Rosewater was used in dishes before vanilla became the popular flavor in the early 19th century. Rosewater was the standard flavoring for desserts and baked goods in colonial America. Through her research, Lohman discovered it was a fad like other flavors that came and went as American tastebuds shifted.
Black pepper was a popular ingredient in American recipes in 1796. Lohman's book pegs it as the oldest flavor in her book. It was used in sweet dishes like cookies. Martha Washington had a recipe for Six Month Cookies that kept for... six months. The spiciness of pepper in cookies has since been replaced my flavors like cinnamon, cloves, ginger, and nutmeg.
Pepper is a staple on American dinner tables today. Lohman discusses the history of black pepper in her book and touches on its disappearance after the Revolutionary War and its resurgence in popularity after explorers found it in Sumatra. Black pepper has its roots in America so it's difficult to imagine how a Vietnamese sauce has become a popular flavor in America today.
Black pepper is the oldest flavor in Lohman's book and the hot, new taste is Sriracha. Hot pepper sauces became popular in the early 19th century. Tabasco sauce emerged in 1868 proving that Americans were enjoying food that was hotter and spicier.
Less intimidating and less hot than Tabasco is Sriracha. Lohman says it's embraced by a wider audience. The literal hot item has carved its presence in America's tastes since 1980.
David Tran was a Vietnamese refugee who was a chili sauce making master in his native Vietnam in 1975. After the United States granted Tran and his family refugee status, he did what he knew best: He made hot sauce. While his goal was to give a taste of home to his local Vietnamese community in LA, his sauce spread like proverbial wild fire.
As Americans took a liking to Pho, a Vietnamese noodle soup, it came with an affinity for Sriracha. This pairing was the beginning of what was to become a landmark flavor in America today.
The Center for Culinary Development has five phases of the journey a taste goes on from unknown to ubiquitous.
Phase one is for the food to be found at exclusive foodie dining establishments. Then phase two involves getting featured in high-end gourmet magazines. Phase three is when the flavor or food has trickled down to a broader, mainstream audience, followed by phase four which is being featured on recipe websites and in magazines that aren't focused on food.
Sriracha made its way from Momofuko's tables to the pages of Cooks Illustrated and Bon Appétit to becoming a dipping sauce at Applebee's. And then Sriracha was seen in Martha Stewart Living and on the Food Network blog in 2011.
The last stage, phase five, is when a food or flavor has landed in major chains and retail stores.

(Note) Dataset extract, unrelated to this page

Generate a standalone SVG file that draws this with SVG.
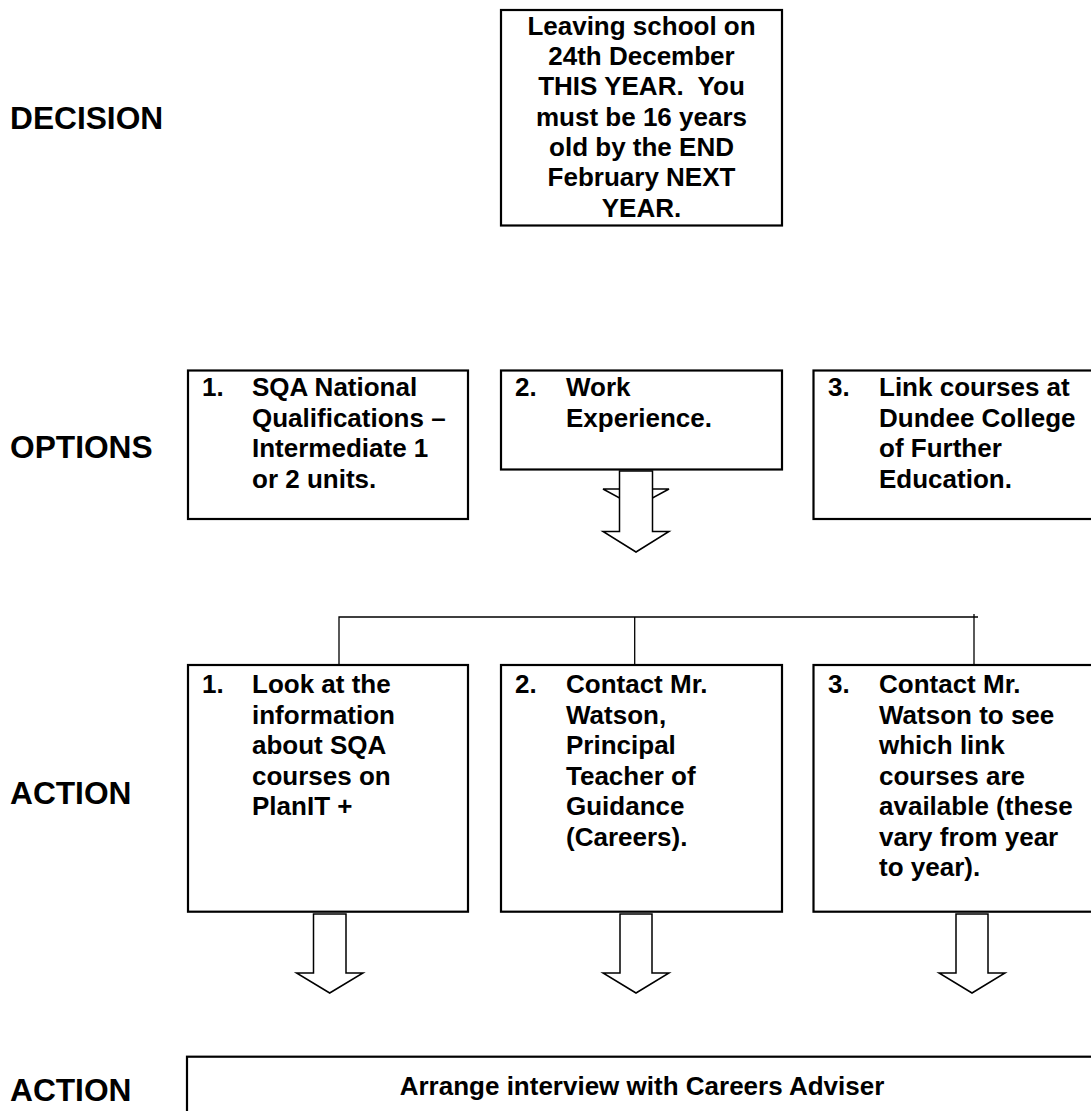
<svg xmlns="http://www.w3.org/2000/svg" width="1091" height="1111" viewBox="0 0 1091 1111">
<style>
.box{fill:#fff;stroke:#000;stroke-width:2.2}
.t{font-family:"Liberation Sans",Arial,sans-serif;font-weight:bold;font-size:26px;fill:#000}
.lbl{font-family:"Liberation Sans",Arial,sans-serif;font-weight:bold;font-size:31.7px;fill:#000}
.c{text-anchor:middle}
.arr{fill:#fff;stroke:#000;stroke-width:1.5;stroke-linejoin:miter}
.ln{fill:none;stroke:#000;stroke-width:1.3}
</style>
<rect width="1091" height="1111" fill="#fff"/>

<g id="labels">
<text class="lbl" x="10" y="129">DECISION</text>
<text class="lbl" x="10" y="457.5">OPTIONS</text>
<text class="lbl" x="10" y="804">ACTION</text>
<text class="lbl" x="10" y="1101">ACTION</text>
</g>

<g id="decision">
<rect class="box" x="501" y="10" width="281" height="215.5"/>
<text class="t c" x="641.5" y="34.5" xml:space="preserve"><tspan x="641.5" y="34.5">Leaving school on</tspan><tspan x="641.5" y="64.8">24th December</tspan><tspan x="641.5" y="95.2">THIS YEAR.  You</tspan><tspan x="641.5" y="125.5">must be 16 years</tspan><tspan x="641.5" y="155.8">old by the END</tspan><tspan x="641.5" y="186.2">February NEXT</tspan><tspan x="641.5" y="216.5">YEAR.</tspan></text>
</g>

<g id="arrow-hidden-head">
<polygon class="arr" points="603,489 669,489 636,507"/>
</g>

<g id="option1">
<rect class="box" x="188" y="370.5" width="280" height="148.5"/>
<text class="t" x="202" y="396">1.</text>
<text class="t"><tspan x="252" y="396">SQA National</tspan><tspan x="252" y="426.5">Qualifications –</tspan><tspan x="252" y="457">Intermediate 1</tspan><tspan x="252" y="487.5">or 2 units.</tspan></text>
</g>

<g id="option2">
<rect class="box" x="501" y="370.5" width="281" height="99"/>
<text class="t" x="515" y="396">2.</text>
<text class="t"><tspan x="566" y="396">Work</tspan><tspan x="566" y="426.5">Experience.</tspan></text>
</g>

<g id="option3">
<rect class="box" x="813.5" y="370.5" width="290" height="148.5"/>
<text class="t" x="828" y="396">3.</text>
<text class="t"><tspan x="879" y="396">Link courses at</tspan><tspan x="879" y="426.5">Dundee College</tspan><tspan x="879" y="457">of Further</tspan><tspan x="879" y="487.5">Education.</tspan></text>
</g>

<g id="connectors">
<polygon class="arr" points="619.5,471 652.5,471 652.5,531.5 669,531.5 636,552 603,531.5 619.5,531.5"/>
<polyline class="ln" points="339,664 339,617 978,617"/>
<line class="ln" x1="634.7" y1="617" x2="634.7" y2="664"/>
<line class="ln" x1="974" y1="614" x2="974" y2="664"/>
<polygon class="arr" points="313.5,914 346,914 346,973 363,973 329.7,993 296.5,973 313.5,973"/>
<polygon class="arr" points="620,914 652,914 652,973 669,973 636,993 603,973 620,973"/>
<polygon class="arr" points="956,914 988,914 988,973 1005,973 972,993 939,973 956,973"/>
</g>

<g id="action1">
<rect class="box" x="188" y="665" width="280" height="246.7"/>
<text class="t" x="202" y="693">1.</text>
<text class="t"><tspan x="252" y="693">Look at the</tspan><tspan x="252" y="723.5">information</tspan><tspan x="252" y="754">about SQA</tspan><tspan x="252" y="784.5">courses on</tspan><tspan x="252" y="815">PlanIT +</tspan></text>
</g>

<g id="action2">
<rect class="box" x="501" y="665" width="281" height="246.7"/>
<text class="t" x="515" y="693">2.</text>
<text class="t"><tspan x="566" y="693">Contact Mr.</tspan><tspan x="566" y="723.5">Watson,</tspan><tspan x="566" y="754">Principal</tspan><tspan x="566" y="784.5">Teacher of</tspan><tspan x="566" y="815">Guidance</tspan><tspan x="566" y="845.5">(Careers).</tspan></text>
</g>

<g id="action3">
<rect class="box" x="813.5" y="665" width="290" height="246.7"/>
<text class="t" x="828" y="693">3.</text>
<text class="t"><tspan x="879" y="693">Contact Mr.</tspan><tspan x="879" y="723.5">Watson to see</tspan><tspan x="879" y="754">which link</tspan><tspan x="879" y="784.5">courses are</tspan><tspan x="879" y="815">available (these</tspan><tspan x="879" y="845.5">vary from year</tspan><tspan x="879" y="876">to year).</tspan></text>
</g>

<g id="final">
<rect class="box" x="187" y="1056.7" width="920" height="70"/>
<text class="t c" x="642" y="1095">Arrange interview with Careers Adviser</text>
</g>
</svg>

Sriracha checked that box when it became available for purchase at Walmart, a flavor in Subway's sauce, and a potato chip flavor of Lay's.
Lohman says, "Sriracha is a fully American flavor now."
The hot sauce named after the coastal city Si Racha in Thailand has arrived. America now has Sriracha-flavored popcorn, lollipops, hummus, mayonnaise, ice cream, chocolate bars, and even baby food, among other foods, candies, and condiments.
Lohman concludes, "We now have a broader idea of who an American is. Stop thinking about America as New England and being white."